Chiarisce: “I compagni dell’Arsenale militare facevano propaganda e giravano con l’Unità all’interno dello stabilimento. Si comportavano in maniera imprudente… Avete famiglia, state rischiando- dicevamo noi che lottavamo nelle piazze. Limitatevi a votare per il PCI, non esponetevi… Le battaglie lasciatele fare a noi che siamo fuori, e ci fanno un baffo. Loro no…”
“Raccontaci di quando, durante la seconda guerra mondiale, eri stato destinato alla batteria di Nido d’Aquila, dovrai averne viste di cotte e di crude…”
Ci pensa un poco, Pippotto. Dopo avere operato un’appropriata scelta fra i ricordi, rovistando nello scrigno della memoria, racconta alcuni episodi indicativi, della storia isolana dopo l’8 settembre del 1943, e li commenta secondo la sua personalissima logica, di uomo del popolo. “La storia, se dovessimo dire tutta la verità…”. La storia e le vicende, grandi e minute: “ L’Ammiraglio Bruno Brivonesi, il comandante di Marisardegna, si presentò a Nido d’Aquila insieme con un colonnello tedesco. Un soldato, anch’egli tedesco, lo teneva sotto tiro con un’arma puntata alla schiena. “ Spariamo” – mi disse un compagno militarizzato come me- “sei pazzo!”: risposi. Vi do la mia parola d’onore che non sono prigioniero”- con queste parole l’ammiraglio cercò di convincerci a “riporre le armi” Rifiutammo ….
Avevamo l’ordine di fare passare i tedeschi che navigavano verso la Corsica … Se avessero cambiato rotta e si fossero diretti verso La Maddalena, eravamo obbligati a sparare. Una motozattera puntava verso Tegge… abbiamo sparato, è esplosa, era zeppa d’armi e di munizioni… I tedeschi non avevano avuto intenzioni pacifiche”.
Altro racconto scombinato della “guerra di Pippotto”: “Io e Tore Brundu, da Nido d’Aquila andammo a prendere le munizioni. Avevamo diciotto anni entrambi ed eravamo incoscienti… Dovevamo arrivare in Arsenale, sistemati nel cassone di un camion militare. Incontrammo i tedeschi in Piazza Comando: Altolà!. Teniamoci per mano Tò, così saliamo in cielo insieme, ci dicemmo, dandoci conforto a vicenda.
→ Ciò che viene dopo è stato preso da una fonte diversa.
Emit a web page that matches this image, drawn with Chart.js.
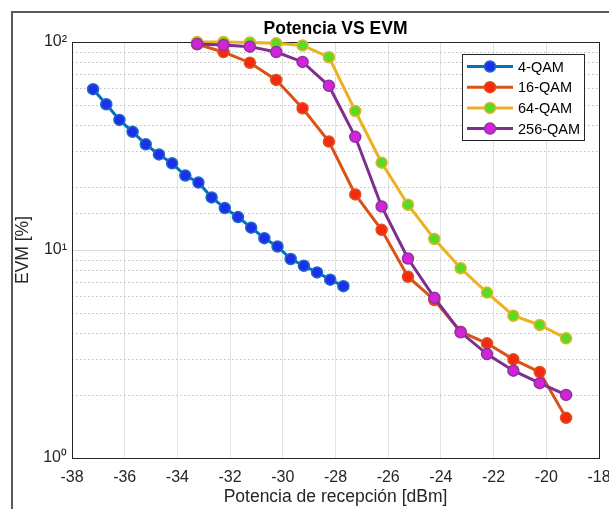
<!DOCTYPE html>
<html>
<head>
<meta charset="utf-8">
<script src="https://cdn.jsdelivr.net/npm/chart.js@4/dist/chart.umd.min.js"></script>
<style>
  body { margin: 0; background: #fff; overflow: hidden; }
  #wrap { position: relative; width: 609px; height: 509px; }
  #frame { position: absolute; left: 11px; top: 11px; width: 700px; height: 600px;
           border-left: 2px solid #5a5a5a; border-top: 2px solid #5a5a5a; pointer-events: none; }
</style>
</head>
<body>
<div id="wrap">
  <canvas id="chart" width="609" height="509"></canvas>
  <div id="frame"></div>
</div>
<script>
// received power [dBm]
var xLow  = [-37.2, -36.7, -36.2, -35.7, -35.2, -34.7, -34.2, -33.7, -33.2, -32.7,
             -32.2, -31.7, -31.2, -30.7, -30.2, -29.7, -29.2, -28.7, -28.2, -27.7];
var xHigh = [-33.25, -32.25, -31.25, -30.25, -29.25, -28.25, -27.25, -26.25,
             -25.25, -24.25, -23.25, -22.25, -21.25, -20.25, -19.25];

// EVM [%]
var evm4   = [59.3, 50.2, 42.2, 37.0, 32.2, 28.8, 26.1, 22.8, 21.1, 17.9,
              15.9, 14.4, 12.8, 11.4, 10.4, 9.05, 8.4, 7.8, 7.2, 6.7];
var evm16  = [97.5, 89.5, 79.5, 65.7, 48.0, 33.2, 18.5, 12.5, 7.44, 5.75, 4.05, 3.56, 2.98, 2.59, 1.56];
var evm64  = [100, 100, 99.5, 98.5, 96.3, 84.5, 46.6, 26.3, 16.5, 11.3, 8.17, 6.24, 4.83, 4.36, 3.76];
var evm256 = [97.8, 96.8, 95, 89.5, 80.2, 61.6, 35.0, 16.2, 9.1, 5.9, 4.02, 3.16, 2.63, 2.29, 2.01];

var seriesNames = ["4-QAM", "16-QAM", "64-QAM", "256-QAM"];
var yMajor = { 1: "10\u2070", 10: "10\u00b9", 100: "10\u00b2" };

function pts(xs, ys) {
  return xs.map(function (x, i) { return { x: x, y: ys[i] }; });
}

function series(label, xs, ys, line, fill, edge, order) {
  return {
    label: label,
    data: pts(xs, ys),
    borderColor: line,
    backgroundColor: fill,
    borderWidth: 3,
    pointRadius: 5.5,
    pointBorderWidth: 1.5,
    pointBackgroundColor: fill,
    pointBorderColor: edge,
    tension: 0,
    clip: false,
    order: order   // later series on top, like matlab
  };
}

// dotted minor grid + box around plot
var plotBox = {
  id: "plotBox",
  beforeDatasetsDraw: function (chart) {
    var c = chart.ctx, a = chart.chartArea, y = chart.scales.y;
    c.save();
    c.strokeStyle = "#bdbdbd";
    c.lineWidth = 1;
    c.setLineDash([1.5, 2.5]);
    y.ticks.forEach(function (t) {
      if (yMajor[t.value]) return;
      var py = Math.round(y.getPixelForValue(t.value)) + 0.5;
      c.beginPath();
      c.moveTo(a.left, py);
      c.lineTo(a.right, py);
      c.stroke();
    });
    c.setLineDash([]);
    c.strokeStyle = "#262626";
    c.strokeRect(Math.round(a.left) + 0.5, Math.round(a.top) + 0.5,
                 Math.round(a.right - a.left), Math.round(a.bottom - a.top));
    c.restore();
  }
};

// MATLAB style legend box inside the axes
var boxLegend = {
  id: "boxLegend",
  afterDatasetsDraw: function (chart) {
    var c = chart.ctx, a = chart.chartArea;
    var bx = a.right - 137, by = a.top + 12, bw = 122, bh = 86;
    c.save();
    c.fillStyle = "#fff";
    c.fillRect(bx, by, bw, bh);
    c.strokeStyle = "#262626";
    c.lineWidth = 1;
    c.strokeRect(bx + 0.5, by + 0.5, bw, bh);
    chart.data.datasets.forEach(function (ds, i) {
      var ry = by + 12.5 + i * 20.7;
      c.strokeStyle = ds.borderColor;
      c.lineWidth = 3;
      c.beginPath();
      c.moveTo(bx + 5, ry);
      c.lineTo(bx + 51, ry);
      c.stroke();
      c.beginPath();
      c.arc(bx + 28, ry, 5.5, 0, Math.PI * 2);
      c.fillStyle = ds.pointBackgroundColor;
      c.fill();
      c.lineWidth = 1.5;
      c.strokeStyle = ds.pointBorderColor;
      c.stroke();
      c.fillStyle = "#000";
      c.font = "14.5px 'Liberation Sans', Arial, sans-serif";
      c.textBaseline = "middle";
      c.fillText(ds.label, bx + 56, ry + 1);
    });
    c.restore();
  }
};

var font = "'Liberation Sans', Arial, sans-serif";

new Chart(document.getElementById("chart"), {
  type: "line",
  data: {
    datasets: [
      series(seriesNames[0], xLow, evm4, "#0072BD", "#1b30e8", "#1c6cc8", 4),
      series(seriesNames[1], xHigh, evm16, "#D95319", "#f42a10", "#e0501c", 3),
      series(seriesNames[2], xHigh, evm64, "#EDB120", "#5ada22", "#e2b42a", 2),
      series(seriesNames[3], xHigh, evm256, "#7E2F8E", "#d422d8", "#8a36a0", 1)
    ]
  },
  options: {
    responsive: false,
    animation: false,
    devicePixelRatio: 1,
    layout: { padding: { left: 0, right: 10, top: 19, bottom: 0 } },
    plugins: {
      legend: { display: false },
      tooltip: { enabled: false },
      title: {
        display: true,
        text: "Potencia VS EVM",
        fullSize: false,
        color: "#000",
        font: { family: font, size: 17.5, weight: "bold" },
        padding: { top: 0, bottom: 2 }
      }
    },
    scales: {
      x: {
        type: "linear",
        min: -38,
        max: -18,
        ticks: { stepSize: 2, color: "#262626", font: { family: font, size: 16 }, padding: 10, maxRotation: 0 },
        grid: { color: "#e2e2e2", drawTicks: false },
        border: { color: "#262626" },
        title: {
          display: true,
          text: "Potencia de recepción [dBm]",
          color: "#262626",
          font: { family: font, size: 17.5 },
          padding: { top: 0, bottom: 1.5 }
        },
        afterFit: function (s) { s.height = 51; s.paddingLeft = 0; s.paddingRight = 0; }
      },
      y: {
        type: "logarithmic",
        min: 1,
        max: 100,
        ticks: {
          autoSkip: false,
          color: "#262626",
          font: { family: font, size: 16 },
          padding: 5,
          callback: function (v) { return yMajor[v] || ""; }
        },
        grid: {
          drawTicks: false,
          color: function (ctx) { return ctx.tick && yMajor[ctx.tick.value] ? "#d8d8d8" : "rgba(0,0,0,0)"; }
        },
        border: { color: "#262626" },
        title: {
          display: true,
          text: "EVM [%]",
          color: "#262626",
          font: { family: font, size: 17.5 },
          padding: { top: 12.5, bottom: 0 }
        },
        afterFit: function (s) { s.width = 72; s.paddingTop = 0; s.paddingBottom = 0; }
      }
    }
  },
  plugins: [plotBox, boxLegend]
});
</script>
</body>
</html>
Ci fecero passare e la scampammo.
Un giorno arrivò a Nido d’Aquila Adelaide la gobbetta, quella che vendeva frutta e verdura in un banco del mercato civico. Aveva una valigia più grande di lei, era buffa. Ci chiese di ospitarla nella batteria perché aveva paura: anni bumbardatu u marcatu-ci disse”.
“E’ vero che eri amico di monsignor Salvatore Capula? Ma come! Tu. Comunista sfegatato”.
“Rivendico la mia amicizia con don Capula- afferma “il sovietico”- E’ durata tutta la vita, anche se avevamo una visione del mondo diametralmente opposta. Mi mandava sempre a chiamare e conversavamo amabilmente, affrontando tanti argomenti. Spesso ci trovavamo d’accordo. Monsignore mi cercò e mi volle parlare anche pochi giorni prima che morisse”.